First Unit of Kudankulam Nuclear Power Plant Synchronised with Southern Power Grid

The first unit of the Kudankulam Nuclear Power Plant (KKNPP) was on 22 October 2013 synchronised with the southern regional electricity grid.  Earlier, the nuclear reactor achieved criticality on 13 July 2013.

The power generation in the nuclear reactor will be increased in stages to attain full capacity of 1000 MW by end of 2014. As the nuclear plant is synchronized to the southern grid, the power generation will now be increased to 500 MW, 750 MW, 900 MW and then finally 1000 MW.

Nuclear Power Corporation of India is constructing two 1000 MW units at KNPP jointly with Russia at Kudankulam in Tiruneveli district, 650 km from Chennai. The Kudankulam nuclear power plant which was to be commissioned on December 2007 got inordinately delayed because of protests by locals.

Kudankulam is the first pressurized water reactor belonging to light water reactor category in the country.

About KKNPP

The Kudankulam Nuclear Power Project (KKNPP) is an Indo‐Russian joint venture for establishig a nuclear power station with 2 units (KKNPP‐1&2) of 1000 MWe Pressurized Water Reactors of VVER design at Kudankulam in Tamilnadu.

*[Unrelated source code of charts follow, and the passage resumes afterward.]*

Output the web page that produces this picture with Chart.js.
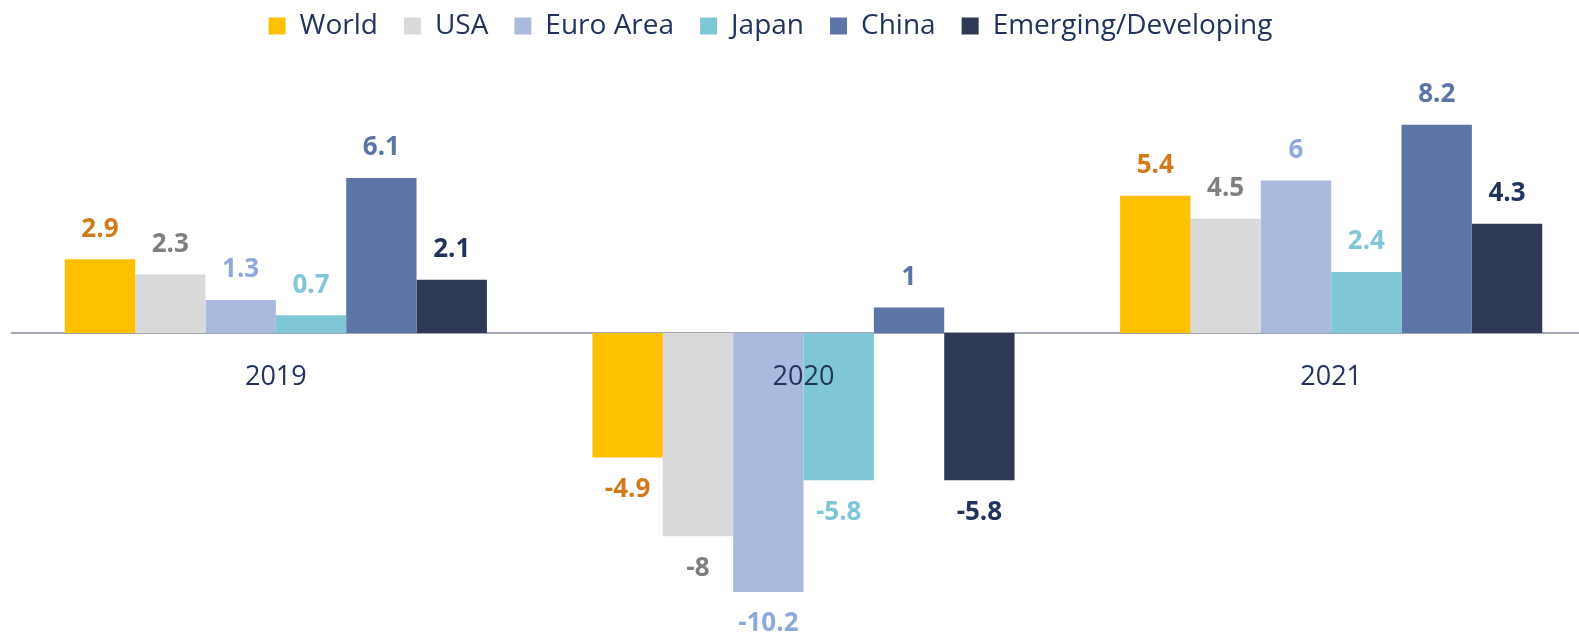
<!DOCTYPE html>
<html>
<head>
<meta charset="utf-8">
<script src="https://cdn.jsdelivr.net/npm/chart.js@4/dist/chart.umd.min.js"></script>
<style>
	html, body { margin: 0; padding: 0; background: #fff; }
	#wrap { width: 1579px; height: 637px; }
</style>
</head>
<body>
<div id="wrap"><canvas id="growthChart" width="1579" height="637"></canvas></div>
<script>
// Chart values
const years = ['2019', '2020', '2021'];
const seriesNames = ['World', 'USA', 'Euro Area', 'Japan', 'China', 'Emerging/Developing'];
const world = [2.9, -4.9, 5.4];
const usa = [2.3, -8, 4.5];
const euroArea = [1.3, -10.2, 6];
const japan = [0.7, -5.8, 2.4];
const china = [6.1, 1, 8.2];
const emerging = [2.1, -5.8, 4.3];

const barColors = ['#FFC000', '#D9D9D9', '#AABADE', '#7FC6D6', '#5D74A6', '#2E3A55'];
const labelColors = ['#D27A1B', '#7F7F7F', '#8EA9DB', '#7FC6D6', '#5B73A6', '#22345E'];
const textColor = '#22345E';

const seriesValues = [world, usa, euroArea, japan, china, emerging];

// draws the value above / below every bar
const valueLabels = {
	id: 'valueLabels',
	afterLayout(chart) {
		// plot area runs a bit past the right edge, like the original
		const x = chart.scales.x;
		x.right += 16;
		x.width += 16;
		x.configure();
		// nudge the legend
		chart.legend.left -= 25;
		chart.legend.right -= 25;
		chart.legend.top += 3;
		chart.legend.bottom += 3;
	},
	afterDatasetsDraw(chart) {
		const ctx = chart.ctx;
		ctx.save();
		ctx.font = 'bold 26px "Open Sans"';
		ctx.textAlign = 'center';
		ctx.textBaseline = 'middle';
		chart.data.datasets.forEach((ds, i) => {
			const meta = chart.getDatasetMeta(i);
			ctx.fillStyle = labelColors[i];
			meta.data.forEach((bar, j) => {
				const v = ds.data[j];
				const y = v >= 0 ? bar.y - 30 : bar.y + 32;
				ctx.fillText(String(v), bar.x, y);
			});
		});
		ctx.restore();
	}
};

const ctx = document.getElementById('growthChart');
new Chart(ctx, {
	type: 'bar',
	data: {
		labels: years,
		datasets: seriesNames.map((name, i) => ({
			label: name,
			data: seriesValues[i],
			backgroundColor: barColors[i],
			borderWidth: 0,
			categoryPercentage: 0.8,
			barPercentage: 1,
			clip: false
		}))
	},
	options: {
		responsive: false,
		animation: false,
		layout: {
			padding: { top: -17, left: 12, right: 0, bottom: 0 }
		},
		plugins: {
			legend: {
				position: 'top',
				labels: {
					boxWidth: 17,
					boxHeight: 17,
					padding: 26,
					color: textColor,
					font: { family: '"Open Sans"', size: 28 }
				}
			},
			tooltip: { enabled: false }
		},
		scales: {
			x: {
				position: { y: 0 },
				grid: { display: false, drawTicks: false },
				border: { display: true, color: '#A5A8B4', width: 2 },
				ticks: {
					z: 1,
					padding: 28,
					color: textColor,
					font: { family: '"Open Sans"', size: 27 }
				},
				afterFit: function(scale) {
					scale.height = 0;
				}
			},
			y: {
				display: false,
				min: -11.97,
				max: 11.26
			}
		}
	},
	plugins: [valueLabels]
});
</script>
</body>
</html>
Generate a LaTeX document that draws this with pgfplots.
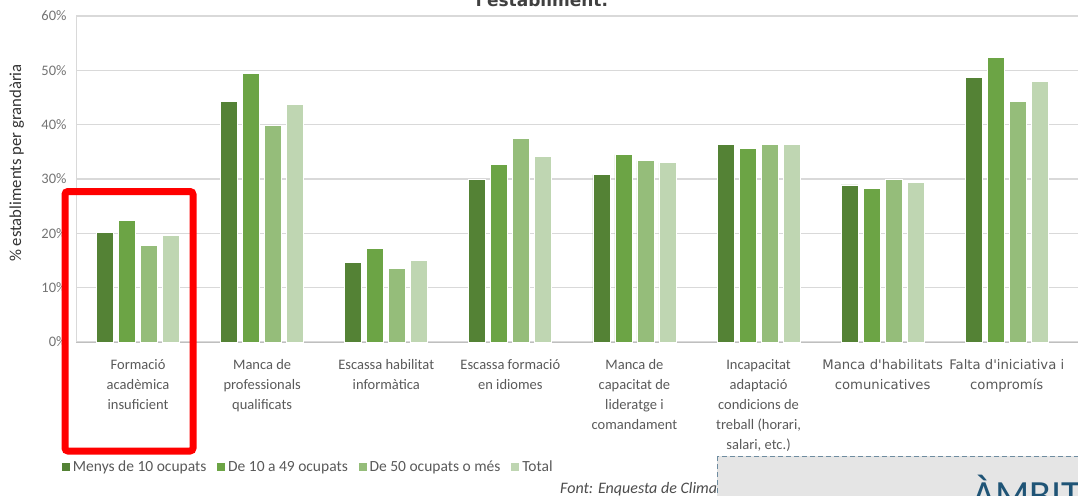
\documentclass[border=0pt]{standalone}
\usepackage{fontspec}
\setmainfont{Carlito}
\newfontfamily\dejavu{DejaVu Sans}
\newcommand\wide{\dejavu\fontsize{13.2}{20}\selectfont}
\usepackage{pgfplots}
\pgfplotsset{compat=1.18}

\definecolor{gA}{RGB}{84,130,53}
\definecolor{gB}{RGB}{108,164,69}
\definecolor{gC}{RGB}{149,189,122}
\definecolor{gD}{RGB}{191,214,178}
\definecolor{txt}{RGB}{89,89,89}
\definecolor{gridc}{RGB}{217,217,217}
\definecolor{boxfill}{RGB}{229,229,229}
\definecolor{boxline}{RGB}{110,140,160}
\definecolor{ambit}{RGB}{31,84,118}

\begin{document}
\begin{tikzpicture}[x=1pt,y=1pt]
\useasboundingbox (0,0) rectangle (1078,-495);
\clip (0,0) rectangle (1078,-495);
\begin{axis}[
    at={(138.05pt,-342pt)}, anchor=origin,
    scale only axis, width=1002pt, height=326pt,
    xmin=-0.5, xmax=7.574, ymin=0, ymax=60,
    ybar=5pt, bar width=17pt,
    axis x line*=bottom, axis y line*=left,
    axis line style={draw=gridc, line width=1pt},
    x axis line style={draw=black!25},
    ymajorgrids, grid style={draw=gridc, line width=1.2pt},
    major tick length=0pt,
    ytick={0,10,20,30,40,50,60},
    yticklabels={0\%,10\%,20\%,30\%,40\%,50\%,60\%},
    yticklabel style={font=\fontsize{14.5}{16}\selectfont, text=black!55, xshift=-6pt},
    xtick={0,1,2,3,4,5,6,7},
    xticklabels={{Formació\\acadèmica\\insuficient},
                 {Manca de\\professionals\\qualificats},
                 {Escassa habilitat\\informàtica},
                 {Escassa formació\\en idiomes},
                 {Manca de\\capacitat de\\lideratge i\\comandament},
                 {Incapacitat\\adaptació\\condicions de\\treball (horari,\\salari, etc.)},
                 {\wide Manca d'habilitats\\\wide comunicatives},
                 {\wide Falta d'iniciativa i\\\wide compromís}},
    xticklabel style={font=\fontsize{14.5}{20}\selectfont, text=txt, align=center, yshift=-14pt},
    ylabel={\% establiments per grandària},
    ylabel style={at={(axis description cs:-0.059,0.549)}, anchor=center,
                  font=\fontsize{16.7}{18}\selectfont, text=black!80},
    legend style={at={(axis description cs:-0.018,-0.383)}, anchor=west,
                  draw=none, fill=none, legend columns=-1,
                  font=\fontsize{15.5}{17}\selectfont, text=txt,
                  /tikz/every even column/.append style={column sep=8pt}},
    legend image code/.code={\fill[#1] (0pt,-4.5pt) rectangle (9pt,4.5pt);},
    every axis plot/.append style={draw=white, line width=0.8pt},
  ]
  \addplot[fill=gA] coordinates {(0,20.1) (1,44.2) (2,14.7) (3,30.0) (4,30.8) (5,36.4) (6,28.9) (7,48.7)};
  \addplot[fill=gB] coordinates {(0,22.3) (1,49.5) (2,17.3) (3,32.7) (4,34.5) (5,35.7) (6,28.2) (7,52.4)};
  \addplot[fill=gC] coordinates {(0,17.7) (1,39.8) (2,13.6) (3,37.5) (4,33.4) (5,36.4) (6,30.0) (7,44.2)};
  \addplot[fill=gD] coordinates {(0,19.6) (1,43.8) (2,15.0) (3,34.1) (4,33.0) (5,36.4) (6,29.3) (7,47.9)};
  \legend{Menys de 10 ocupats, De 10 a 49 ocupats, De 50 ocupats o més, Total}
\end{axis}
% title, of which only the last line shows
\node[anchor=base, inner sep=0, text=black!75,
      font=\dejavu\bfseries\fontsize{17}{20}\selectfont] at (542,-7) {l'establiment.};
\draw[red, line width=7pt, rounded corners=3pt] (65,-191.5) rectangle (193,-451);
\node[anchor=base west, inner sep=0, text=black!70,
      font=\itshape\fontsize{16}{18}\selectfont] at (560,-493) {Font: Enquesta de Clima Empresarial};
\filldraw[fill=boxfill, draw=boxline, line width=1pt, dash pattern=on 5pt off 3pt]
  (717,-456) rectangle (1100,-530);
\node[anchor=base west, inner sep=0, text=ambit,
      font=\fontsize{40}{40}\selectfont] at (972,-508) {ÀMBIT};
\end{tikzpicture}
\end{document}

Synchronization in power plants

When two power supplies are to be connected to a common distribution, voltages, frequencies and phase angles of both power plants should be adjusted to equal values (or grid values). Synchronization supports the generation and transfer the electricity.

Criticality in Nuclear power plants

Criticality is the term refers to the balance of neutrons in the nuclear system. In a nuclear reactor, the neutron number at any instant is a function of the rate of neutron production (due to fission processes) and the rate of neutron losses (via non-fission absorption mechanisms and leakage from the system). When a reactor’s neutron population remains steady from one generation to the next (creating as many new neutrons as are lost), the fission chain reaction is self-sustaining and the reactor's condition is referred to as critical.

When the reactor’s neutron production exceeds losses, characterized by increasing power level, it is considered supercritical, and when losses occur, it is considered subcritical and shows decreasing power.